O ministro também defendeu que Estados mais ricos tenham ambição maior em suas metas para cortar emissões, sem citar uma região específica. Um total de 11 dos 22 governadores que fazem parte do Consórcio Brasil Verde irá a Glasgow como forma de se contrapor o governo federal e tentar mudar a imagem negativa do Brasil no exterior.
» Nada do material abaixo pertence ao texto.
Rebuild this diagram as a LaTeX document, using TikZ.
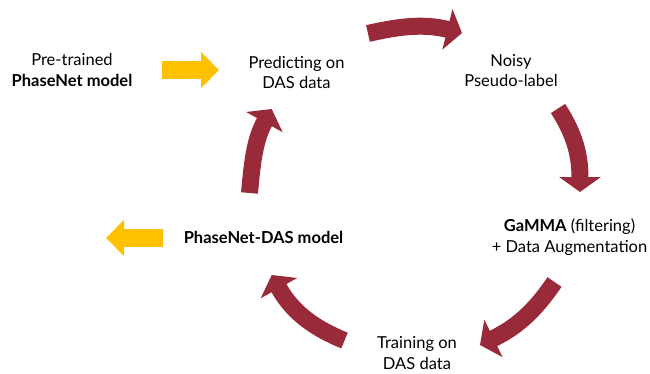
\documentclass[tikz,border=0pt]{standalone}
\usepackage{fontspec}
\setmainfont{Lato}
\usetikzlibrary{arrows.meta}
\definecolor{cred}{RGB}{153,42,57}
\definecolor{cyel}{RGB}{255,192,0}
\begin{document}
\begin{tikzpicture}[x=1pt,y=1pt,
  lbl/.style={align=center, font=\fontsize{16.5}{20.5}\selectfont, inner sep=0pt},
  cyc/.style={draw=cred, line width=17pt, line cap=butt, -{Triangle[length=15pt,width=41pt]}},
  yarr/.style={draw=cyel, line width=18pt, line cap=butt, -{Triangle[length=18pt,width=35pt]}}]
\useasboundingbox (0,0) rectangle (650,373);
% labels
\node[lbl] (pre)  at (72,303)    {Pre-trained\\\textbf{PhaseNet model}};
\node[lbl] (pred) at (296.5,300.5) {Predicting on\\DAS data};
\node[lbl] (noisy) at (511,302.5) {Noisy\\Pseudo-label};
\node[lbl] (gamma) at (569.5,136) {\textbf{GaMMA} (filtering)\\+ Data Augmentation};
\node[lbl] (train) at (417,20)  {Training on\\DAS data};
\node[lbl] (pdas) at (263.5,136) {\textbf{PhaseNet-DAS model}};
% yellow arrows
\coordinate (y1s) at (162,303); \coordinate (y1e) at (219,303);
\draw[yarr] (y1s) -- (y1e);
\coordinate (y2s) at (163,135); \coordinate (y2e) at (106,135);
\draw[yarr] (y2s) -- (y2e);
% cycle arrows
\coordinate (c1s) at (368,339.5); \coordinate (c1e) at (462,340);
\draw[cyc] (c1s) to[out=13,in=166] (c1e);
\coordinate (c2s) at (558,264.5); \coordinate (c2e) at (580,181);
\draw[cyc] (c2s) to[out=-57,in=90] (c2e);
\coordinate (c3s) at (554.5,91); \coordinate (c3e) at (480,28);
\draw[cyc] (c3s) to[out=236,in=26] (c3e);
\coordinate (c4s) at (344.5,32.5); \coordinate (c4e) at (271.7,98);
\draw[cyc] (c4s) to[out=158,in=-61] (c4e);
\coordinate (c5s) at (249.5,180); \coordinate (c5e) at (271.7,264);
\draw[cyc] (c5s) to[out=85,in=241] (c5e);
\end{tikzpicture}
\end{document}
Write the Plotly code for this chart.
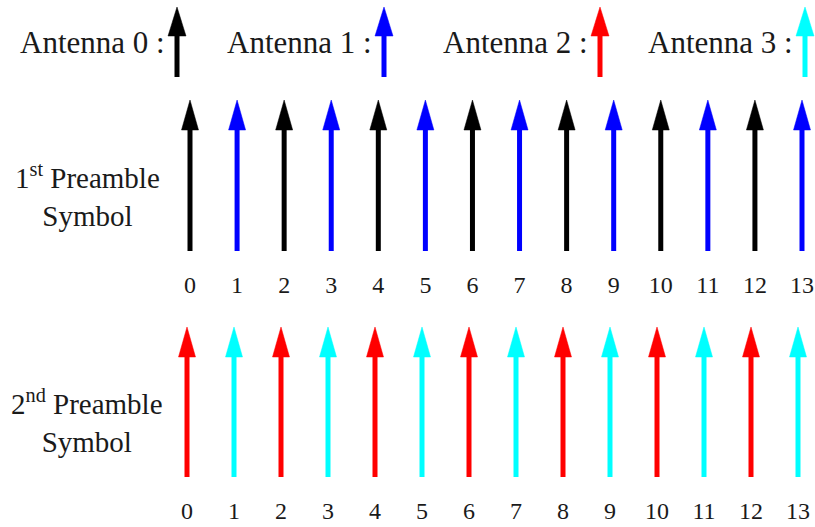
import plotly.graph_objects as go

# ---- data ----
subcarriers = list(range(14))
row1_antennas = [0, 1, 0, 1, 0, 1, 0, 1, 0, 1, 0, 1, 0, 1]
row2_antennas = [2, 3, 2, 3, 2, 3, 2, 3, 2, 3, 2, 3, 2, 3]
amplitude = [1.0] * 14
antenna_names = ["Antenna 0 :", "Antenna 1 :", "Antenna 2 :", "Antenna 3 :"]
antenna_colors = ["#000000", "#0000FF", "#FF0000", "#00FFFF"]
row_labels = ["1<sup>st</sup> Preamble<br>Symbol", "2<sup>nd</sup> Preamble<br>Symbol"]

W, H = 815, 527
FONT = "Liberation Serif"
TXT = "#1a1a1a"

# pixel layout of each row (style only)
rows = [
    dict(x0=190, x13=802, base=251, length=151, ax="x", ay="y"),
    dict(x0=187, x13=798, base=477, length=150, ax="x2", ay="y2"),
]

fig = go.Figure()
layout_axes = {}
HEAD_LEN_PX = 30
HEAD_HALF_PX = 8.5

for r, (row, ants) in enumerate(zip(rows, [row1_antennas, row2_antennas])):
    s = (row["x13"] - row["x0"]) / 13.0
    xl = -row["x0"] / s
    xr = xl + W / s
    yl = (row["base"] - H) / row["length"]
    yh = row["base"] / row["length"]
    xname = "xaxis" if r == 0 else "xaxis2"
    yname = "yaxis" if r == 0 else "yaxis2"
    xa = dict(range=[xl, xr], visible=False, fixedrange=True)
    ya = dict(range=[yl, yh], visible=False, fixedrange=True)
    if r == 1:
        xa["overlaying"] = "x"
        ya["overlaying"] = "y"
        ya["anchor"] = "x2"
        xa["anchor"] = "y2"
    layout_axes[xname] = xa
    layout_axes[yname] = ya

    head_len = HEAD_LEN_PX / row["length"]
    head_half = HEAD_HALF_PX / s
    for ant in sorted(set(ants)):
        col = antenna_colors[ant]
        sx, sy, hx, hy = [], [], [], []
        for i, a, amp in zip(subcarriers, ants, amplitude):
            if a != ant:
                continue
            sx += [i, i, None]
            sy += [0, amp - head_len + 0.01, None]
            hx += [i - head_half, i + head_half, i, i - head_half, None]
            hy += [amp - head_len, amp - head_len, amp, amp - head_len, None]
        fig.add_trace(go.Scatter(x=sx, y=sy, xaxis=row["ax"], yaxis=row["ay"], mode="lines",
                                 line=dict(color=col, width=5), hoverinfo="skip", showlegend=False))
        fig.add_trace(go.Scatter(x=hx, y=hy, xaxis=row["ax"], yaxis=row["ay"], mode="lines",
                                 fill="toself", fillcolor=col, line=dict(color=col, width=0.5),
                                 hoverinfo="skip", showlegend=False))
    # index labels
    lab_y = -36 / row["length"]
    fig.add_trace(go.Scatter(x=subcarriers, y=[lab_y] * 14, xaxis=row["ax"], yaxis=row["ay"],
                             mode="text", text=[str(i) for i in subcarriers],
                             textfont=dict(family=FONT, size=24, color=TXT), cliponaxis=False,
                             hoverinfo="skip", showlegend=False))

annotations = []
shapes = []
# legend
legend_arrow_px = [177, 384, 600, 805]
for name, col, xp in zip(antenna_names, antenna_colors, legend_arrow_px):
    annotations.append(dict(text=name, x=(xp - 10) / W, y=1 - 42 / H, xref="paper", yref="paper",
                            xanchor="right", yanchor="middle", showarrow=False,
                            font=dict(family=FONT, size=31, color=TXT)))
    shapes.append(dict(type="line", xref="paper", yref="paper",
                       x0=xp / W, x1=xp / W, y0=1 - 77 / H, y1=1 - 34 / H,
                       line=dict(color=col, width=5)))
    shapes.append(dict(type="path", xref="paper", yref="paper",
                       path=f"M {(xp-9)/W} {1-36/H} L {(xp+9)/W} {1-36/H} L {xp/W} {1-7/H} Z",
                       fillcolor=col, line=dict(color=col, width=0.5)))

# row labels
for lab, yc in zip(row_labels, [195, 421]):
    annotations.append(dict(text=lab, x=87 / W, y=1 - yc / H, xref="paper", yref="paper",
                            xanchor="center", yanchor="middle", showarrow=False, align="center",
                            font=dict(family=FONT, size=29, color=TXT)))

fig.update_layout(width=W, height=H, margin=dict(l=0, r=0, t=0, b=0),
                  paper_bgcolor="white", plot_bgcolor="white",
                  annotations=annotations, shapes=shapes, **layout_axes)
fig.write_html("out.html", config={"displayModeBar": False},
               post_script="document.body.style.margin='0';document.body.style.overflow='hidden';")
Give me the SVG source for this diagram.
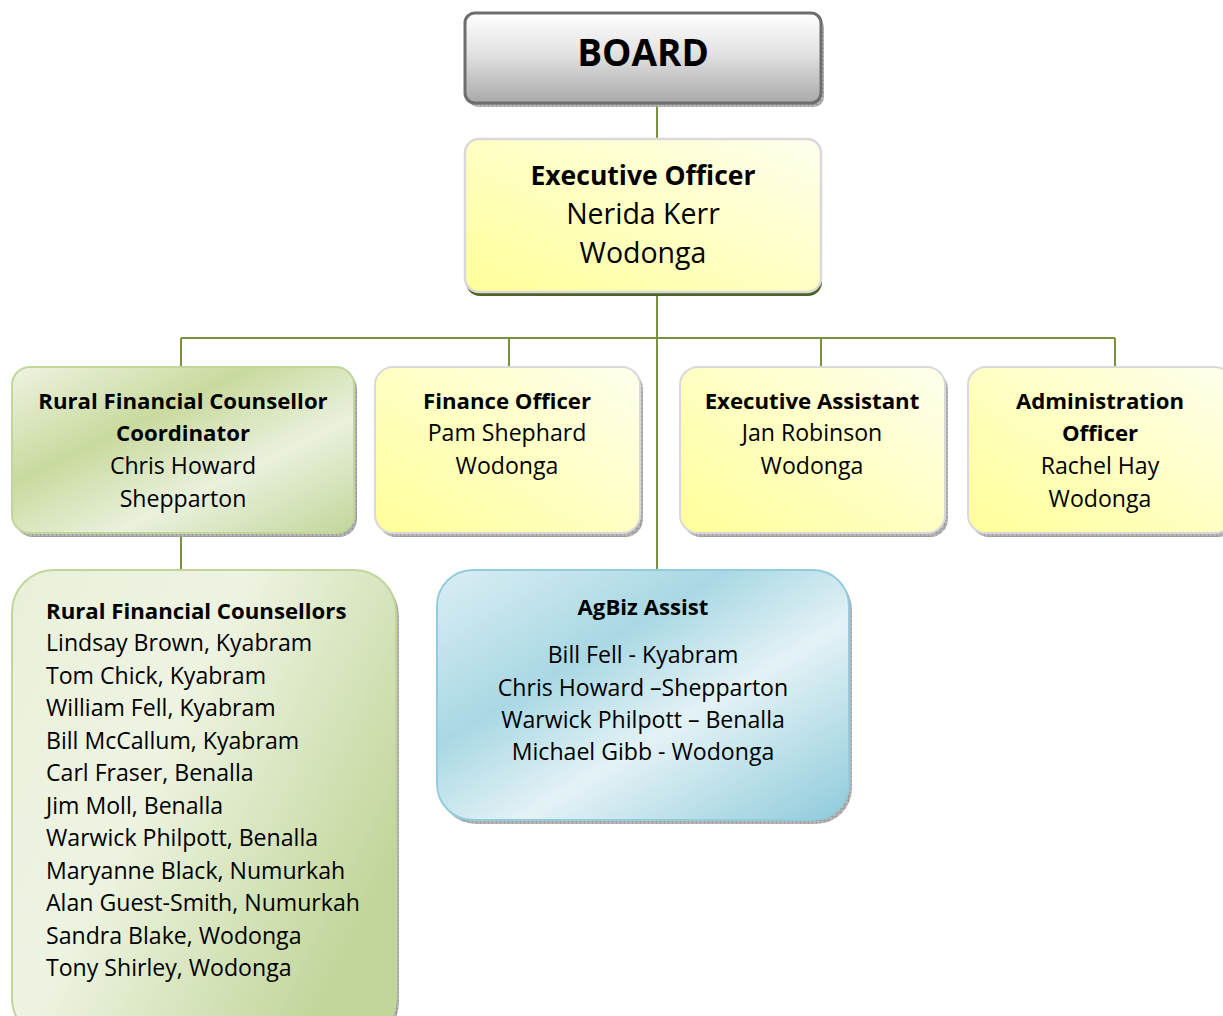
<svg xmlns="http://www.w3.org/2000/svg" width="1223" height="1016" viewBox="0 0 1223 1016">
<defs>
<linearGradient id="gGrey" x1="0" y1="0" x2="0" y2="1">
<stop offset="0" stop-color="#ffffff"/>
<stop offset="0.45" stop-color="#e2e2e2"/>
<stop offset="1" stop-color="#a9a9a9"/>
</linearGradient>
<linearGradient id="gYellow" x1="0" y1="1" x2="1" y2="0">
<stop offset="0" stop-color="#ffff99"/>
<stop offset="0.6" stop-color="#ffffcc"/>
<stop offset="1" stop-color="#ffffee"/>
</linearGradient>
<linearGradient id="gGreen" x1="0" y1="0" x2="1" y2="1">
<stop offset="0" stop-color="#eef3e2"/>
<stop offset="0.35" stop-color="#c9da9e"/>
<stop offset="0.65" stop-color="#eaf1dd"/>
<stop offset="1" stop-color="#c2d69b"/>
</linearGradient>
<linearGradient id="gGreenTall" x1="0" y1="0" x2="1" y2="0.6">
<stop offset="0" stop-color="#e9f0da"/>
<stop offset="0.45" stop-color="#eef4e2"/>
<stop offset="1" stop-color="#c2d69b"/>
</linearGradient>
<linearGradient id="gBlue" x1="0" y1="0" x2="1" y2="1">
<stop offset="0" stop-color="#dbeef4"/>
<stop offset="0.35" stop-color="#a9d8e4"/>
<stop offset="0.6" stop-color="#e4f2f6"/>
<stop offset="1" stop-color="#8ecbdb"/>
</linearGradient>
<pattern id="hatch" width="4" height="4" patternUnits="userSpaceOnUse">
<rect width="4" height="4" fill="#b5b5b5"/>
<path d="M0 0H4M0 0V4" stroke="#8d8d8d" stroke-width="1"/>
</pattern>
</defs>
<style>
.t{font-family:"Open Sans","Liberation Sans",sans-serif;fill:#000;font-size:23.1px;}
.b{font-weight:bold;font-size:22.2px;}
.c{text-anchor:middle;}
.r28{font-size:28.5px;}
.b28{font-weight:bold;font-size:26.5px;}
.b37{font-weight:bold;font-size:37px;}
.conn{stroke:#77933c;stroke-width:2;fill:none;}
.shadow{fill:url(#hatch);}
</style>
<rect width="1223" height="1016" fill="#ffffff"/>
<g id="connectors">
<path class="conn" d="M657 103V139"/>
<path class="conn" d="M657 293V570"/>
<path class="conn" d="M181 338H1115"/>
<path class="conn" d="M181 338V367"/>
<path class="conn" d="M509 338V367"/>
<path class="conn" d="M821 338V367"/>
<path class="conn" d="M1115 338V367"/>
<path class="conn" d="M181 533V570"/>
</g>
<g id="board">
<rect class="shadow" x="468" y="17" width="356" height="90" rx="10"/>
<rect x="465" y="13" width="356" height="90" rx="10" fill="url(#gGrey)" stroke="#6e6e6e" stroke-width="3"/>
<text class="t b37 c" x="643" y="66">BOARD</text>
</g>
<g id="executive-officer">
<rect x="466" y="143" width="356" height="153" rx="14" fill="#4f6228"/>
<rect x="465" y="139" width="356" height="153" rx="14" fill="url(#gYellow)" stroke="#d9d9d9" stroke-width="2.5"/>
<text class="t b28 c" x="643" y="185">Executive Officer</text>
<text class="t r28 c" x="643" y="224">Nerida Kerr</text>
<text class="t r28 c" x="643" y="263">Wodonga</text>
</g>
<g id="rfc-coordinator">
<rect class="shadow" x="15" y="371" width="342" height="166" rx="18"/>
<rect x="12" y="367" width="342" height="166" rx="18" fill="url(#gGreen)" stroke="#c2d69b" stroke-width="2"/>
<text class="t b c" x="183" y="409">Rural Financial Counsellor</text>
<text class="t b c" x="183" y="441">Coordinator</text>
<text class="t c" x="183" y="474">Chris Howard</text>
<text class="t c" x="183" y="507">Shepparton</text>
</g>
<g id="finance-officer">
<rect class="shadow" x="378" y="371" width="265" height="166" rx="18"/>
<rect x="375" y="367" width="265" height="166" rx="18" fill="url(#gYellow)" stroke="#d9d9d9" stroke-width="2"/>
<text class="t b c" x="507" y="409">Finance Officer</text>
<text class="t c" x="507" y="441">Pam Shephard</text>
<text class="t c" x="507" y="474">Wodonga</text>
</g>
<g id="executive-assistant">
<rect class="shadow" x="683" y="371" width="265" height="166" rx="18"/>
<rect x="680" y="367" width="265" height="166" rx="18" fill="url(#gYellow)" stroke="#d9d9d9" stroke-width="2"/>
<text class="t b c" x="812" y="409">Executive Assistant</text>
<text class="t c" x="812" y="441">Jan Robinson</text>
<text class="t c" x="812" y="474">Wodonga</text>
</g>
<g id="administration-officer">
<rect class="shadow" x="971" y="371" width="265" height="166" rx="18"/>
<rect x="968" y="367" width="265" height="166" rx="18" fill="url(#gYellow)" stroke="#d9d9d9" stroke-width="2"/>
<text class="t b c" x="1100" y="409">Administration</text>
<text class="t b c" x="1100" y="441">Officer</text>
<text class="t c" x="1100" y="474">Rachel Hay</text>
<text class="t c" x="1100" y="507">Wodonga</text>
</g>
<g id="rural-financial-counsellors">
<rect class="shadow" x="15" y="574" width="384" height="470" rx="42"/>
<rect x="12" y="570" width="384" height="470" rx="42" fill="url(#gGreenTall)" stroke="#c2d69b" stroke-width="2"/>
<text class="t b" x="46" y="619">Rural Financial Counsellors</text>
<text class="t" x="46" y="651">Lindsay Brown, Kyabram</text>
<text class="t" x="46" y="684">Tom Chick, Kyabram</text>
<text class="t" x="46" y="716">William Fell, Kyabram</text>
<text class="t" x="46" y="749">Bill McCallum, Kyabram</text>
<text class="t" x="46" y="781">Carl Fraser, Benalla</text>
<text class="t" x="46" y="814">Jim Moll, Benalla</text>
<text class="t" x="46" y="846">Warwick Philpott, Benalla</text>
<text class="t" x="46" y="879">Maryanne Black, Numurkah</text>
<text class="t" x="46" y="911">Alan Guest-Smith, Numurkah</text>
<text class="t" x="46" y="944">Sandra Blake, Wodonga</text>
<text class="t" x="46" y="976">Tony Shirley, Wodonga</text>
</g>
<g id="agbiz-assist">
<rect class="shadow" x="440" y="574" width="412" height="250" rx="36"/>
<rect x="437" y="570" width="412" height="250" rx="36" fill="url(#gBlue)" stroke="#93cddd" stroke-width="2"/>
<text class="t b c" x="643" y="615">AgBiz Assist</text>
<text class="t c" x="643" y="663">Bill Fell - Kyabram</text>
<text class="t c" x="643" y="696">Chris Howard –Shepparton</text>
<text class="t c" x="643" y="728">Warwick Philpott – Benalla</text>
<text class="t c" x="643" y="760">Michael Gibb - Wodonga</text>
</g>
</svg>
Em Glasgow, o governador de São Paulo, João Doria (PSDB), disse não acreditar na concretização do anúncio de Bolsonaro. “Do ponto de vista do governo federal, só tem aumentado o problema, o desrespeito ambiental, a falta de uma política clara da descarbonização da nossa economia, a falta de protocolos na proteção da Floresta Amazônica, dos nossos mananciais e nos compromissos que o Brasil desobedeceu desde a COP de Paris”, afirmou.
Doria também comentou que o presidente seria “enxovalhado” se fosse à COP26. "Parte do problema é o governo federal, quem tem apresentado a solução são os problemas subnacionais, nós temos 13 governadores de Estado aqui na COP, que tem uma posição diametralmente oposta a do presidente Bolsonaro, da defesa do ambiente.”
O que é a COP-26?
A COP-26, que começou neste domingo e seguirá até o dia 12, discute ações climáticas que possam fortalecer o combate ao aquecimento global com base nas metas do Acordo de Paris, pacto assinado em 2015. A conferência ocorre em um momento em que eventos climáticos extremos - como secas, inundações e ondas de calor - têm sido cada vez mais frequentes.
O relatório do IPCC, painel intergovernamental de mudanças climáticas da ONU, mostrou este ano que o planeta deve ficar 1,5ºC mais quente do que na era pré-industrial já na década de 2030, dez anos antes do inicialmente previsto. Por isso, decisões políticas tomadas pelos líderes ao longo da COP-26 são determinantes para salvar o planeta, mas há grandes desafios para chegar a um acordo.